Harwood was acquitted of manslaughter in July but the Independent Police Complaints Commission (IPCC) said he should face a public Metropolitan Police disciplinary hearing.

The hearing heard that Harwood had acknowledged his actions amounted to gross misconduct and had twice offered his resignation, which Scotland Yard refused to accept.

From G20 Death: Officer 'Guilty' Of Gross Misconduct - Yahoo! News UK
 
#2
So, according to the inquest jury, Tomlinson was 'unlawfully killed' by Harwood; occording to the trial jury, Tomlinson wasn't unlawfully killed by Harwood, and according to the Met, Tomlinson was killed in a grossly misconductful way by Harwood.

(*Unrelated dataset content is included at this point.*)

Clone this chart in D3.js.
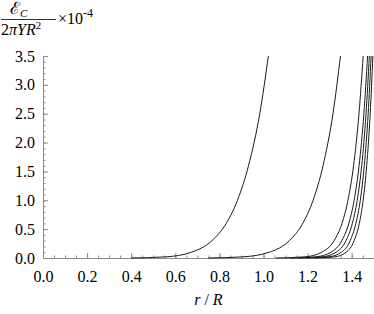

So that's as clear as mud, then.
 

Wordsmith

LE
Book Reviewer
#3
The hearing heard that Harwood had acknowledged his actions amounted to gross misconduct and had twice offered his resignation, which Scotland Yard refused to accept.
Something to do with resigning looking slightly better on the CV than being sacked?

Wordsmith
 
#4
Something to do with resigning looking slightly better on the CV than being sacked?

Wordsmith
God forbid he'd apply for another force with a clean sheet. I mean, who would have the nerve to do that?
 
#8
#9
God forbid he'd apply for another force with a clean sheet. I mean, who would have the nerve to do that?
I feel that he has seen the last days of wearing the uniform. Thankfully for the public and most of all for the family of the victim.
 
#11
My name's GrandMaster Flash, and don't push me 'cause I'm close to the edge
 
#12
I presume the attempt at resignation had more to do with retaining some form of pension, although it would also look better than "sacked" on his CV.

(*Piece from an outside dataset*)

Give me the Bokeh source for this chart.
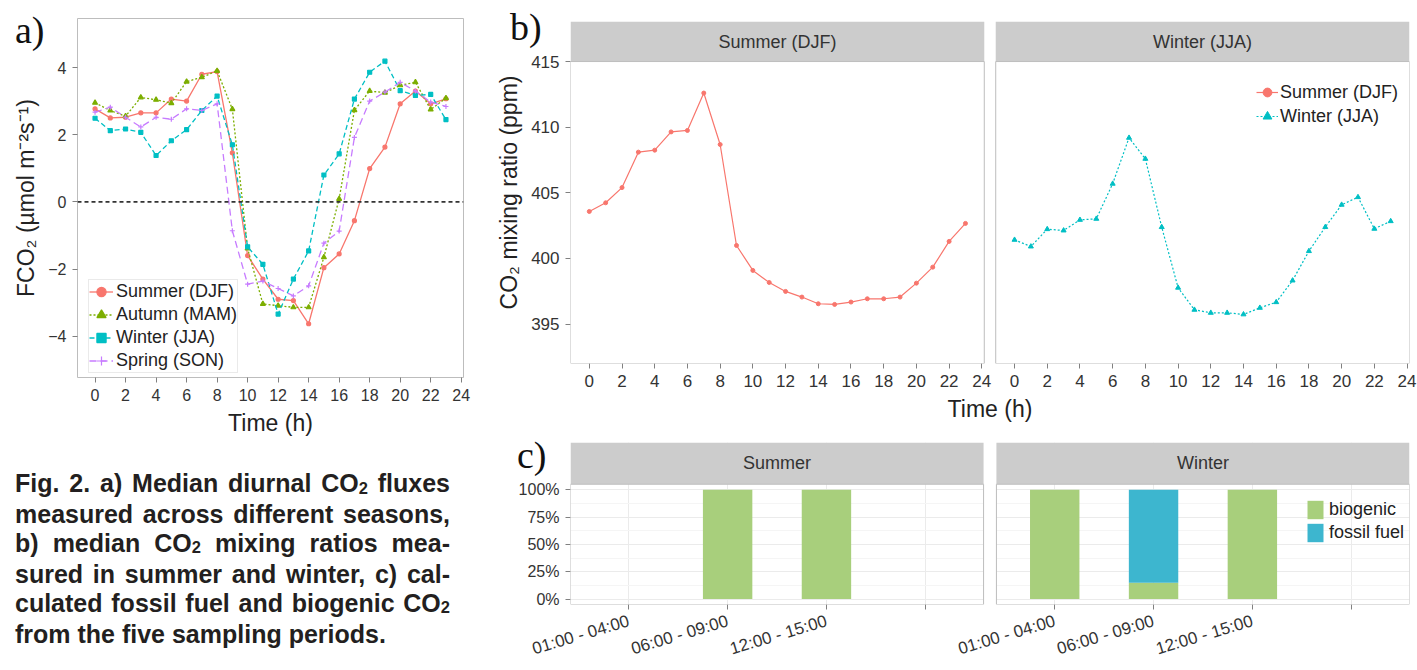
import math
from bokeh.plotting import figure
from bokeh.models import (Range1d, FixedTicker, Legend, LegendItem, BoxAnnotation, Label, Span, Div,
                          NumeralTickFormatter, ColumnDataSource)
from bokeh.layouts import row, column
from bokeh.embed import file_html
from bokeh.resources import INLINE

# ---------------- data ----------------
hours = list(range(24))
hour_ticks = list(range(0, 25, 2))

# a) median diurnal CO2 flux (umol m-2 s-1)
flux_summer = [2.77, 2.50, 2.52, 2.65, 2.65, 3.06, 3.00, 3.80, 3.88, 1.46, -1.60, -2.30,
               -2.90, -2.94, -3.63, -1.96, -1.55, -0.56, 0.99, 1.63, 2.92, 3.30, 2.92, 3.07]
flux_autumn = [2.95, 2.72, 2.55, 3.11, 3.04, 2.94, 3.58, 3.71, 3.90, 2.76, -1.39, -3.04,
               -3.09, -3.14, -3.14, -1.65, 0.09, 2.73, 3.30, 3.25, 3.47, 3.56, 2.75, 3.09]
flux_winter = [2.49, 2.12, 2.17, 2.07, 1.38, 1.82, 2.15, 2.72, 3.15, 1.70, -1.34, -1.86,
               -3.34, -2.30, -1.46, 0.80, 1.43, 3.06, 3.86, 4.19, 3.31, 3.17, 3.20, 2.45]
flux_spring = [2.67, 2.82, 2.52, 2.23, 2.52, 2.46, 2.77, 2.72, 2.92, -0.86, -2.45, -2.36,
               -2.58, -2.80, -2.50, -1.23, -0.87, 1.92, 3.00, 3.27, 3.56, 3.30, 2.97, 2.84]
flux_names = ["Summer (DJF)", "Autumn (MAM)", "Winter (JJA)", "Spring (SON)"]
flux_ticks_y = [-4, -2, 0, 2, 4]

# b) median CO2 mixing ratio (ppm)
co2_summer = [403.58, 404.24, 405.40, 408.10, 408.25, 409.64, 409.75, 412.60, 408.68, 400.99,
              399.09, 398.17, 397.49, 397.06, 396.55, 396.50, 396.68, 396.93, 396.93, 397.06,
              398.12, 399.34, 401.30, 402.67]
co2_winter = [401.42, 400.91, 402.23, 402.13, 402.94, 403.02, 405.69, 409.19, 407.59, 402.39,
              397.77, 396.09, 395.86, 395.86, 395.74, 396.24, 396.67, 398.32, 400.56, 402.39,
              404.09, 404.67, 402.26, 402.84]
co2_facets = ["Summer (DJF)", "Winter (JJA)"]
co2_ticks_y = [395, 400, 405, 410, 415]

# c) share of biogenic / fossil-fuel CO2 per sampling period
periods = ["01:00 - 04:00", "06:00 - 09:00", "12:00 - 15:00", "NA"]
period_labels = ["01:00 - 04:00", "06:00 - 09:00", "12:00 - 15:00", ""]
nan = float("nan")
summer_biogenic = [nan, 1.00, 1.00, nan]
summer_fossil = [nan, 0.00, 0.00, nan]
winter_biogenic = [1.00, 0.15, 1.00, nan]
winter_fossil = [0.00, 0.85, 0.00, nan]
share_facets = ["Summer", "Winter"]
share_ticks_y = [0, 0.25, 0.5, 0.75, 1.0]
share_minor_y = [0.125, 0.375, 0.625, 0.875]
source_names = ["biogenic", "fossil fuel"]

panel_letters = ["a)", "b)", "c)"]
caption_lines = [
    "Fig. 2. a) Median diurnal CO{2} fluxes",
    "measured across different seasons,",
    "b) median CO{2} mixing ratios mea-",
    "sured in summer and winter, c) cal-",
    "culated fossil fuel and biogenic CO{2}",
    "from the five sampling periods.",
]

# ---------------- style ----------------
FONT = "Liberation Sans"
TXT = "#333333"
TICK = "#808080"
BORDER = "#BDBDBD"
STRIP = "#CCCCCC"
RED, GREEN, CYAN, PURPLE = "#F8766D", "#7CAE00", "#00BFC4", "#C77CFF"
BIO, FOSSIL = "#A8CF7C", "#3DB6CF"


def style_axes(p, tick_size="16px"):
    for ax in p.axis:
        ax.axis_line_color = None
        ax.major_tick_line_color = TICK
        ax.major_tick_in = 0
        ax.major_tick_out = 5
        ax.minor_tick_line_color = None
        ax.major_label_standoff = 6
        ax.major_label_text_font = FONT
        ax.major_label_text_font_size = tick_size
        ax.major_label_text_color = TXT
        ax.axis_label_text_font = FONT
        ax.axis_label_text_font_style = "normal"
        ax.axis_label_text_color = "#222222"
        ax.axis_label_text_font_size = "23px"
        ax.axis_label_standoff = 6


def letter_div(text, left, top, h=50):
    return Div(text=(f'<div style="font-family:\'Liberation Serif\';font-size:38px;line-height:38px;'
                     f'color:#111111;padding:{top}px 0 0 {left}px;white-space:nowrap;">{text}</div>'),
               width=90, height=h, margin=(0, 0, -h, 0))


# ---------------- panel a ----------------
pa = figure(width=480, height=445, x_range=Range1d(-1.15, 24.15), y_range=Range1d(-5.23, 5.46),
            min_border_left=77, min_border_right=17, min_border_top=18, min_border_bottom=68,
            output_backend="svg", toolbar_location=None)
pa.grid.visible = False
pa.outline_line_color = BORDER
pa.background_fill_color = "white"
pa.border_fill_alpha = 0
style_axes(pa, "16px")
pa.xaxis.ticker = FixedTicker(ticks=hour_ticks)
pa.yaxis.ticker = FixedTicker(ticks=flux_ticks_y)
pa.xaxis.axis_label = "Time (h)"
pa.yaxis.axis_label = "FCO₂ (µmol m⁻²s⁻¹)"
pa.add_layout(Span(location=0, dimension="width", line_color="#333333", line_dash="4 3", line_width=1.6))

a_series = [
    (flux_names[0], flux_summer, RED, "solid", "circle", 4),
    (flux_names[1], flux_autumn, GREEN, "2 2", "triangle", 5),
    (flux_names[2], flux_winter, CYAN, "5 3", "square", 4),
    (flux_names[3], flux_spring, PURPLE, "7 4", "cross", 5),
]
a_items = []
for name, vals, col, dash, mk, sz in a_series:
    rl = pa.line(hours, vals, line_color=col, line_width=1.3, line_dash=dash)
    rs = pa.scatter(hours, vals, marker=mk, size=sz, fill_color=col, line_color=col, line_width=1.2)
    a_items.append(LegendItem(label=name, renderers=[rl, rs]))
leg_a = Legend(items=a_items, location=(11, 4), padding=0, spacing=0, margin=0,
               glyph_width=24, glyph_height=23, label_height=23, label_standoff=3,
               label_text_font=FONT, label_text_font_size="18px", label_text_color="#222222",
               border_line_color="#D6D6D6", background_fill_color="white", background_fill_alpha=1)
pa.add_layout(leg_a)

# ---------------- panel b ----------------
B_OFF = 26
pb = figure(width=937, height=425, x_range=Range1d(-1.15, B_OFF + 24.15), y_range=Range1d(392.0, 418.05),
            min_border_left=90, min_border_right=8, min_border_top=21, min_border_bottom=62,
            output_backend="svg", toolbar_location=None)
pb.grid.visible = False
pb.outline_line_color = None
pb.border_fill_alpha = 0
style_axes(pb, "17px")
pb.xaxis.ticker = FixedTicker(ticks=hour_ticks + [B_OFF + t for t in hour_ticks])
ov_b = {}
for t in hour_ticks:
    ov_b[B_OFF + t] = str(t)
    ov_b[str(B_OFF + t)] = str(t)
pb.xaxis.major_label_overrides = ov_b
pb.yaxis.ticker = FixedTicker(ticks=co2_ticks_y)
pb.xaxis.axis_label = "Time (h)"
pb.yaxis.axis_label = "CO₂ mixing ratio (ppm)"

pb.add_layout(BoxAnnotation(left=24.15, right=B_OFF - 1.15, fill_color="white", fill_alpha=1, line_alpha=0))
pb.add_layout(BoxAnnotation(right=24.15, bottom=415, fill_color=STRIP, fill_alpha=1, line_alpha=0))
pb.add_layout(BoxAnnotation(left=B_OFF - 1.15, bottom=415, fill_color=STRIP, fill_alpha=1, line_alpha=0))
pb.add_layout(BoxAnnotation(right=24.15, top=415, fill_alpha=0, line_color=BORDER, line_alpha=1, line_width=1))
pb.add_layout(BoxAnnotation(left=B_OFF - 1.15, top=415, fill_alpha=0, line_color=BORDER, line_alpha=1, line_width=1))
for i, nm in enumerate(co2_facets):
    pb.add_layout(Label(x=11.5 + i * B_OFF, y=416.5, text=nm, text_align="center", text_baseline="middle",
                        text_font=FONT, text_font_size="18px", text_color=TXT))

xs_w = [h + B_OFF for h in hours]
r1 = pb.line(hours, co2_summer, line_color=RED, line_width=1.2)
r2 = pb.scatter(hours, co2_summer, marker="circle", size=4, color=RED)
r3 = pb.line(xs_w, co2_winter, line_color=CYAN, line_width=1.2, line_dash="2 2")
r4 = pb.scatter(xs_w, co2_winter, marker="triangle", size=5, color=CYAN)
leg_b = Legend(items=[LegendItem(label=co2_facets[0], renderers=[r1, r2]),
                      LegendItem(label=co2_facets[1], renderers=[r3, r4])],
               location=(686, 235), padding=0, spacing=0, margin=0,
               glyph_width=22, glyph_height=24, label_height=24, label_standoff=2,
               label_text_font=FONT, label_text_font_size="18px", label_text_color="#222222",
               border_line_color=None, background_fill_color="white", background_fill_alpha=1)
pb.add_layout(leg_b)

# ---------------- panel c ----------------
C_OFF = 4.31
pos_s = [float(i) for i in range(len(periods))]
pos_w = [round(C_OFF + i, 2) for i in range(len(periods))]
pc = figure(width=937, height=245, x_range=Range1d(-0.59, C_OFF + 3.59), y_range=Range1d(-0.05, 1.4315),
            min_border_left=88, min_border_right=2, min_border_top=17, min_border_bottom=61,
            output_backend="svg", toolbar_location=None)
pc.outline_line_color = None
pc.border_fill_alpha = 0
style_axes(pc, "16px")
pc.xaxis.major_label_text_font_size = "17px"
pc.xaxis.major_label_orientation = 0.29
pc.xaxis.major_label_standoff = 11
pc.xaxis.ticker = FixedTicker(ticks=pos_s + pos_w)
ov_c = {}
for p_, lab in zip(pos_s + pos_w, period_labels + period_labels):
    ov_c[p_] = lab
    ov_c[str(p_)] = lab
pc.xaxis.major_label_overrides = ov_c
pc.yaxis.ticker = FixedTicker(ticks=share_ticks_y, minor_ticks=share_minor_y)
pc.yaxis.formatter = NumeralTickFormatter(format="0%")
pc.xgrid.grid_line_color = "#EBEBEB"
pc.ygrid.grid_line_color = "#EBEBEB"
pc.ygrid.minor_grid_line_color = "#F5F5F5"

src = ColumnDataSource(dict(x=pos_s + pos_w,
                            biogenic=summer_biogenic + winter_biogenic,
                            fossil=summer_fossil + winter_fossil))
bars = pc.vbar_stack(["biogenic", "fossil"], x="x", width=0.5, source=src,
                     fill_color=[BIO, FOSSIL], line_color=None)
pc.add_layout(BoxAnnotation(left=3.59, right=C_OFF - 0.59, fill_color="white", fill_alpha=1, line_alpha=0))
pc.add_layout(BoxAnnotation(right=3.59, bottom=1.05, fill_color=STRIP, fill_alpha=1, line_alpha=0))
pc.add_layout(BoxAnnotation(left=C_OFF - 0.59, bottom=1.05, fill_color=STRIP, fill_alpha=1, line_alpha=0))
pc.add_layout(BoxAnnotation(right=3.59, top=1.05, fill_alpha=0, line_color=BORDER, line_alpha=1, line_width=1))
pc.add_layout(BoxAnnotation(left=C_OFF - 0.59, top=1.05, fill_alpha=0, line_color=BORDER, line_alpha=1, line_width=1))
for i, nm in enumerate(share_facets):
    pc.add_layout(Label(x=1.5 + i * C_OFF, y=1.24, text=nm, text_align="center", text_baseline="middle",
                        text_font=FONT, text_font_size="18px", text_color=TXT))
leg_c = Legend(items=[LegendItem(label=source_names[0], renderers=[bars[0]]),
                      LegendItem(label=source_names[1], renderers=[bars[1]])],
               location=(735, 60), padding=0, spacing=0, margin=0,
               glyph_width=20, glyph_height=23, label_height=23, label_standoff=4,
               label_text_font=FONT, label_text_font_size="18px", label_text_color="#222222",
               border_line_color=None, background_fill_alpha=0)
pc.add_layout(leg_c)

# ---------------- caption ----------------
SUB = '<span style="font-size:0.66em;position:relative;top:0.1em;">2</span>'
parts = []
for i, ln in enumerate(caption_lines):
    last = "left" if i == len(caption_lines) - 1 else "justify"
    parts.append(f'<div style="text-align:justify;text-align-last:{last};white-space:nowrap;">'
                 f'{ln.replace("{2}", SUB)}</div>')
caption = Div(text=('<div style="font-family:\'Liberation Sans\';font-weight:bold;font-size:25px;'
                    'line-height:28.4px;color:#231F20;width:450px;padding:24px 0 0 15px;">'
                    + "".join(parts) + '</div>'),
              width=480, height=225, margin=(0, 0, 0, 0))

left_col = column(letter_div(panel_letters[0], 15, 11), pa, caption)
right_col = column(letter_div(panel_letters[1], 30, 8), pb, letter_div(panel_letters[2], 37, 11), pc)
layout = row(left_col, right_col)
open("out.html", "w").write(file_html(layout, INLINE))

In some ways, I feel he's been made a bit of a scapegoat by the Met. The jury trial found him not guilty of manslaughter. In my opinion, that should be enough. It's the same as the old section 69A. If you end up in court, you end up in front of the CO too for bringing the army into disrepute. I never agreed with that one, and still don't.

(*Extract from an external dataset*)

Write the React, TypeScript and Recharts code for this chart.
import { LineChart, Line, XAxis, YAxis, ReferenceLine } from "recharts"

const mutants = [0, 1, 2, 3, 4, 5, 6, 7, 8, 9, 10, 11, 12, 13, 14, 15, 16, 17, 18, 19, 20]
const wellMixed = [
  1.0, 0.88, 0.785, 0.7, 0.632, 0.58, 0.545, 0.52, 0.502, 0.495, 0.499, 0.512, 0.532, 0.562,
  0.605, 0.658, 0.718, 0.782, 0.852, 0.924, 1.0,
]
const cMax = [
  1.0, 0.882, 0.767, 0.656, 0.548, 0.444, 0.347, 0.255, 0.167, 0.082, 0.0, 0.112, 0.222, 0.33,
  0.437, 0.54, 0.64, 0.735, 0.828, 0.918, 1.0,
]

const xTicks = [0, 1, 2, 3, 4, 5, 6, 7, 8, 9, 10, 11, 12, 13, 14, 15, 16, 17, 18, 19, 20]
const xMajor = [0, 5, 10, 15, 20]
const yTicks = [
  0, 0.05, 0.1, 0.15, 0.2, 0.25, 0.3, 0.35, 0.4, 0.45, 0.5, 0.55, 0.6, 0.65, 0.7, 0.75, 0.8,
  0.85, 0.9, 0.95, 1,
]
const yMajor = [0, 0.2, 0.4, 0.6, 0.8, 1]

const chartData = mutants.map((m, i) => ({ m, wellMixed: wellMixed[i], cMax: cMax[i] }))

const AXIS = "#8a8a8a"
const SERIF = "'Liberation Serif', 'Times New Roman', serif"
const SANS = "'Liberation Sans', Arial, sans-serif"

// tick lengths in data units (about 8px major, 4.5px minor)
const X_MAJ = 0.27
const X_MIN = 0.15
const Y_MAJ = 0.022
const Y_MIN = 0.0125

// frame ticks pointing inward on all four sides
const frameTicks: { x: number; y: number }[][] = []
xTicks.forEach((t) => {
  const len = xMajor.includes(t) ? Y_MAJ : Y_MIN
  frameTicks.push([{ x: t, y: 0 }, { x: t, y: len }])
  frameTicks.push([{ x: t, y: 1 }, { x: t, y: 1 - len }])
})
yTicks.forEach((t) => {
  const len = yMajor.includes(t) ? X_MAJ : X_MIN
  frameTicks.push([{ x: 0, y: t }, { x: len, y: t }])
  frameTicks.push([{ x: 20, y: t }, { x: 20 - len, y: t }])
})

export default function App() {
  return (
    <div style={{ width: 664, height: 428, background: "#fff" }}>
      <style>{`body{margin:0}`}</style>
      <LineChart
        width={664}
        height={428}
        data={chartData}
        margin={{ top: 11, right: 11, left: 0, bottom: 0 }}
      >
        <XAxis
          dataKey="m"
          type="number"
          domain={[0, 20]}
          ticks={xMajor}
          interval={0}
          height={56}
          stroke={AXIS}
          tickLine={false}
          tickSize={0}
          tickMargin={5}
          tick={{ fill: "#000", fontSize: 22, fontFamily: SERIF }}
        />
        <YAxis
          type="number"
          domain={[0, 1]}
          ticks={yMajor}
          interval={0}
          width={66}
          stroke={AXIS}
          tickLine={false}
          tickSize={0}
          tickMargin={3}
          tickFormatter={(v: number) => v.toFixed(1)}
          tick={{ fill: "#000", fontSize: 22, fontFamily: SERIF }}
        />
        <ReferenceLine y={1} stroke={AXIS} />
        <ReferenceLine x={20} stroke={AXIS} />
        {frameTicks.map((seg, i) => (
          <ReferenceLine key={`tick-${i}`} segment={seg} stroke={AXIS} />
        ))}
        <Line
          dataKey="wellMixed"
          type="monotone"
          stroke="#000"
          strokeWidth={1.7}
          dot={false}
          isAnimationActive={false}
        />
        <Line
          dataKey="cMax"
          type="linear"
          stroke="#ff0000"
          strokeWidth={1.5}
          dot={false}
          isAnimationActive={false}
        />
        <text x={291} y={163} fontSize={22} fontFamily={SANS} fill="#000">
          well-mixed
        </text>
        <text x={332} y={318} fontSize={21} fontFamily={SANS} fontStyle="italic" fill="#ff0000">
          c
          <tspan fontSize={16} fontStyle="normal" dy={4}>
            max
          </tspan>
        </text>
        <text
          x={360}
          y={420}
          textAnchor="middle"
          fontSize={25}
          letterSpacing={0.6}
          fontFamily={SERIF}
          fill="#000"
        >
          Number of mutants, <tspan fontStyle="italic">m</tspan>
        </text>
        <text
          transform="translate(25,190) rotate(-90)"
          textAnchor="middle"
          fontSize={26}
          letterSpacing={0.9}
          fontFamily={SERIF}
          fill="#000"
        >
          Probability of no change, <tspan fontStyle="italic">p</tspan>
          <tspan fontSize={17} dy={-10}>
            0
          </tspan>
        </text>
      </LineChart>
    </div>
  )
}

It seems the family of the deceased want to keep pushing this. The cynic in me says it has nothing to do with justice, but how much they can get from the Met:
"The family's solicitor, Jules Carey, said: They want it to be determined finally whether or not PC Harwood is guilty as an employee of the police of killing Ian Tomlinson." Why add the "employee of the police"? Surely they just want him found guilty as an individual?
 
#13
Why add the "employee of the police"? Surely they just want him found guilty as an individual?
'Cos they want the money; it's like a win on the lottery.

My Dad is a right **** and I couldn't care less if he lives or dies, but if some copper beat him to death I'd be in there like a motherfucker to score a couple of hundred grand. Wouldn't you?
 
#14
'Cos they want the money; it's like a win on the lottery.

My Dad is a right **** and I couldn't care less if he lives or dies, but if some copper beat him to death I'd be in there like a motherfucker to score a couple of hundred grand. Wouldn't you?
Yes, but that was my point. All this "woe is me" winds me up!
 
#15
The Newspaper seller was an alcoholic (allegedly ).

He was in the wrong place at the wrong time and drunk (allegedly).

Because of brusque treatment as he got in the way, he had a (or is it an?) heart attack.(fact)

Also, what hmmm says !
 

ugly

LE
Moderator
#17
I feel that he has seen the last days of wearing the uniform. Thankfully for the public and most of all for the family of the victim.
yes for the public but nothing will bring the old fellah back, it just looked so unnecessary!
 

ugly

LE
Moderator
#18
'Cos they want the money; it's like a win on the lottery.

My Dad is a right **** and I couldn't care less if he lives or dies, but if some copper beat him to death I'd be in there like a motherfucker to score a couple of hundred grand. Wouldn't you?
I admit that I would struggle there, I have very little idea where the bastard is, mind you I wont queue to dance on his grave!
 

ugly

LE
Moderator
#19
Just be thankful he wasnt a scouser, we wouldnt hear the end of it!
 
#20
So, according to the inquest jury, Tomlinson was 'unlawfully killed' by Harwood; occording to the trial jury, Tomlinson wasn't unlawfully killed by Harwood, and according to the Met, Tomlinson was killed in a grossly misconductful way by Harwood.

So that's as clear as mud, then.
It's all down to the level of proof required to convict. The standard required at in a police disciplinary hearing or at a coroners inquest is the civil, as opposed to the criminal standard of proof - whether the case has been proved 'on the balance of probablities'.

In both these instances, against this level of proof, the inquest jury and the Met diciplinary panel found against him. The trial jury, however, may only convict where they are satisfied that the case has been proven 'beyond a reasonable doubt'. Clearly, they felt that there was a reasonable doubt and aquitted him.